Down to a four-piece with the departure of Ace Kefford (Burton switched to bass), The Move moved forward. Eventually, Rick Price would take over bass duties and the band would record Shazam! for release in 1970. Coming at the tail-end of the genuine psychedelic movement, the album broadened the sound of The Move considerably. While familiar singles like "Wild Tiger Woman" sound like The Move we all know and love, longer cuts like "Fields of People" push the sound of the band into what was then becoming known as progressive rock. Admittedly, these longer cuts are harder to take for those of us who want stuff like "Beautiful Daughter" on auto-repeat. The sound on the prog stuff is harder and the musical path certainly one that is more experimental. That said, The Move were still capable of crafting utterly beautiful pieces of pop in this time period: "Blackberry Way" and "Something" are here as singles of the era, as well as alternate mixes of "Omnibus" and other earlier cuts.
Disc 2 of Shazam! serves as a showcase of the band's sheer versatility. Who would have thought that the same band that did "Cherry Blossom Clinic" could also do a pretty good take on that Janis-standard "Piece of My Heart"? Or that Wood and his crew could make stuff like "Higher and Higher", and even "California Girls", sound like Move originals?
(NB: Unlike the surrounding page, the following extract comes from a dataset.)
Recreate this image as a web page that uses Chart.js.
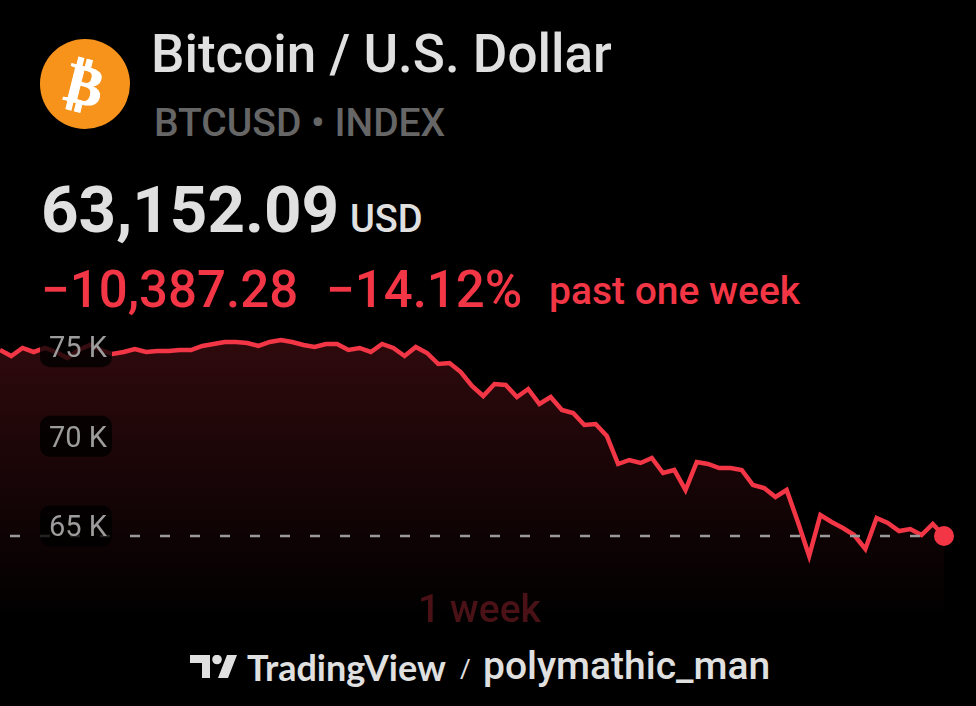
<!DOCTYPE html>
<html>
<head>
<meta charset="utf-8">
<title>Bitcoin / U.S. Dollar</title>
<script src="https://cdn.jsdelivr.net/npm/chart.js@4"></script>
<style>
  html, body { margin: 0; padding: 0; background: #000; }
  #page { position: relative; width: 976px; height: 706px; overflow: hidden; background: #000; font-family: Roboto, sans-serif; }
  #page > div, #page > svg { position: absolute; white-space: nowrap; line-height: 1; }
  #chartWrap { left: 0; top: 320px; width: 976px; height: 320px; }
  .red { color: #f23645; font-weight: 500; }
</style>
</head>
<body>
<div id="page">
  <div id="chartWrap"><canvas id="btcChart" width="976" height="320"></canvas></div>

  <svg style="left:40px;top:39px" width="90" height="90">
    <circle cx="45" cy="45" r="45" fill="#f7931a"/>
    <text x="45" y="65" text-anchor="middle" font-family="DejaVu Sans" font-weight="bold" font-size="56" fill="#fff" stroke="#fff" stroke-width="1" transform="rotate(14 45 45)">₿</text>
  </svg>
  <div style="left:151px;top:28px;font-size:53px;font-weight:500;color:#e0e0e0">Bitcoin / U.S. Dollar</div>
  <div style="left:154px;top:104px;font-size:39px;font-weight:500;color:#666">BTCUSD • INDEX</div>

  <div style="left:41px;top:177px;font-size:65.5px;font-weight:700;color:#e0e0e0">63,152.09</div>
  <div style="left:350px;top:200px;font-size:38px;font-weight:500;color:#e0e0e0">USD</div>

  <div class="red" style="left:41px;top:264px;font-size:51px">−10,387.28</div>
  <div class="red" style="left:326px;top:264px;font-size:51px">−14.12%</div>
  <div class="red" style="left:549px;top:272px;font-size:39px">past one week</div>

  <div style="left:418px;top:590px;font-size:39px;font-weight:500;color:#4a1216">1 week</div>

  <svg style="left:190px;top:655px" width="48" height="24">
    <path d="M0 0H20V23H12V8H0Z M37 0H47L38 23H28Z" fill="#e0e0e0"/>
    <circle cx="27" cy="4.5" r="4.8" fill="#e0e0e0"/>
  </svg>
  <div style="left:247px;top:649px;font-family:Lato, sans-serif;font-weight:700;font-size:36px;color:#e0e0e0">TradingView</div>
  <div style="left:460px;top:656px;font-size:26px;color:#e0e0e0">/</div>
  <div style="left:483px;top:647px;font-size:39px;font-weight:500;color:#e0e0e0">polymathic_man</div>
</div>

<script>
// BTCUSD fiyatı
const prices = [
  73539, 73201, 73648, 73425, 73648, 73425, 73090, 73536, 73816, 73536,
  73313, 73425, 73592, 73425, 73481, 73481, 73536, 73536, 73760, 73871,
  73983, 73983, 73927, 73760, 73983, 74095, 73983, 73816, 73704, 73871,
  73871, 73536, 73648, 73425, 73871, 73648, 73201, 73704, 73369, 72755,
  72811, 72308, 71527, 70968, 71638, 71582, 70912, 71359, 70522, 70912,
  70187, 70019, 69349, 69405, 68735, 67172, 67395, 67228, 67507, 66669,
  66837, 65720, 67283, 67172, 66948, 66948, 66837, 65999, 65832, 65329,
  65720, 63934, 62035, 64324, 63934, 63599, 63208, 62426, 64157, 63878,
  63431, 63543, 63208, 63822, 63152
];
const lastPrice = [63152];
const tickValues = [65000, 70000, 75000];
const tickLabels = ["65 K", "70 K", "75 K"];

const categories = prices.map((_, i) => i);
// kesikli çizgi son noktanın üstüne binmesin
const lastLine = prices.map((_, i) => (i < prices.length - 1 ? lastPrice[0] : null));

// eksen etiketlerinin arkasındaki yarı saydam kutular
const labelBoxes = {
  id: "labelBoxes",
  afterDatasetsDraw(chart) {
    const { ctx, scales: { y } } = chart;
    ctx.save();
    ctx.fillStyle = "rgba(0,0,0,0.78)";
    tickValues.forEach(v => {
      const py = y.getPixelForValue(v) + 23;
      ctx.beginPath();
      ctx.roundRect(40, py - 20.5, 72, 41, 10);
      ctx.fill();
    });
    ctx.restore();
  }
};

new Chart(document.getElementById("btcChart"), {
  type: "line",
  plugins: [labelBoxes],
  data: {
    labels: categories,
    datasets: [
      {
        data: lastLine,
        order: 0,
        borderColor: "#9a9a9a",
        borderWidth: 2.5,
        borderDash: [10, 20],
        borderDashOffset: 20,
        pointRadius: 0,
        fill: false
      },
      {
        data: prices,
        order: 1,
        borderColor: "#f23645",
        borderWidth: 4.5,
        borderJoinStyle: "miter",
        tension: 0,
        pointRadius: c => (c.dataIndex === prices.length - 1 ? 10 : 0),
        pointBackgroundColor: "#f23645",
        pointBorderWidth: 0,
        fill: "start",
        backgroundColor: c => {
          const { ctx, chartArea } = c.chart;
          if (!chartArea) return "transparent";
          const g = ctx.createLinearGradient(0, 15, 0, 300);
          g.addColorStop(0, "#300a0d");
          g.addColorStop(1, "#000000");
          return g;
        }
      }
    ]
  },
  options: {
    responsive: false,
    animation: false,
    layout: { autoPadding: false, padding: { left: 0, right: 32, top: 0, bottom: 0 } },
    plugins: { legend: { display: false }, tooltip: { enabled: false } },
    scales: {
      x: { display: false },
      y: {
        min: 57346,
        max: 75211,
        grid: { display: false, drawTicks: false },
        border: { display: false },
        afterBuildTicks: axis => { axis.ticks = tickValues.map(value => ({ value })); },
        // etiketler çizimin içinde, eksen yer kaplamasın
        afterFit: axis => {
          axis.width = 0;
          axis.paddingTop = axis.paddingBottom = axis.paddingLeft = axis.paddingRight = 0;
        },
        ticks: {
          z: 1,
          mirror: true,
          padding: 49,
          labelOffset: 26,
          color: "#9c9c9c",
          font: { family: "Roboto", size: 29 },
          callback: value => tickLabels[tickValues.indexOf(value)]
        }
      }
    }
  }
});
</script>
</body>
</html>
Even a perhaps-misguided cover of "Sound of Silence" very nearly works largely due to the intentions of the musicians here.
Looking back now, it makes perfect sense that I got into The Move so late, even after reading about them before. They remain a hard band to pin down, and one that switched styles a bit in the space of a few years. If the genius -- (is there any other word to describe him?) -- of Roy Wood tends to overshadow the contributions of the other members of The Move, that's a real shame given the wonderful vocals of Carl Wayne, and Bev Bevan's risk-taking on the kit. Too psych to be a pop band, too polished to be r'n'b heirs like Mick and Keith's Stones, far too rough to be another Beatles, The Move were a band of their time who kept their eyes on the horizon of experimentation. With far lovelier melodies than anything Syd and the Floyd folks could dream up, Wood and The Move made music that was considerably countercultural at the time even if it sounds now more like great mainstream pop. Quite simply: some of the best singles of the era are on these collections. If it's damn-near impossible to summarize The Move in 2 releases, Move and Shazam! make a pretty good case for this being nearly all the Move you need.
Now, of course that's not true 'cause I for one am anxiously awaiting and hoping that Cherry Red Records is prepping more Move reissues even as I type this. But until that day, please grab these sets as soon as you can. Move and Shazam! are out now (they dropped on Friday) via Cherry Red Records. There is so much greatness here that one can only listen and marvel at what The Move accomplished in a mere 2 or 3 years and what this music hints at in their collective futures (Bev and Roy Wood in ELO eventually).